When performing statistical analysis on aggregations, it is very important to understand its subsets. This is especially true when interpreting RUM data aggregated across multiple regions, since an end user’s distance from the datacenter hosting the website impacts the performance of the page on the end user’s browser. To illustrate this point, consider the chart below showing three days of data from a US-based website.
The wave patterns in the Document Complete and # Page Views measurements are inversely related, indicating at first glance that when traffic volume increases, the performance improves. On further analysis, by analyzing the performance by geographical regions, it becomes clear that the higher traffic volume is coming from the US during peak business hours.
Performance on average in the United States is better than international, and it lacks the variance in Document Complete seen in the first chart.

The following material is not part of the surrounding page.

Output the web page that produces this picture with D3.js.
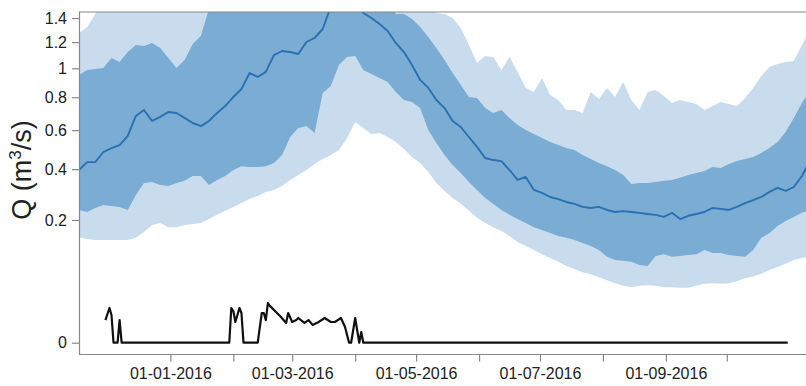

Clearly, international traffic during US off-peak makes up the great majority of the end users and is causing the jump on the averages across all users. Median and percentiles show the same behavior, as 80%+ of the page views during the US off-peak are from outside US.
The inverted pattern is not seen in Synthetic data since tests are run at the same frequency throughout the day from all testing locations, United States (local) or International. Following a similar process when examining synthetic data, dividing results into regions, the performance disparity becomes clear.
It is best to avoid drawing conclusions based on high level, or aggregation of data with different characteristics, without investigating the underlying subsets of measurements as well as the user components that are driving the data.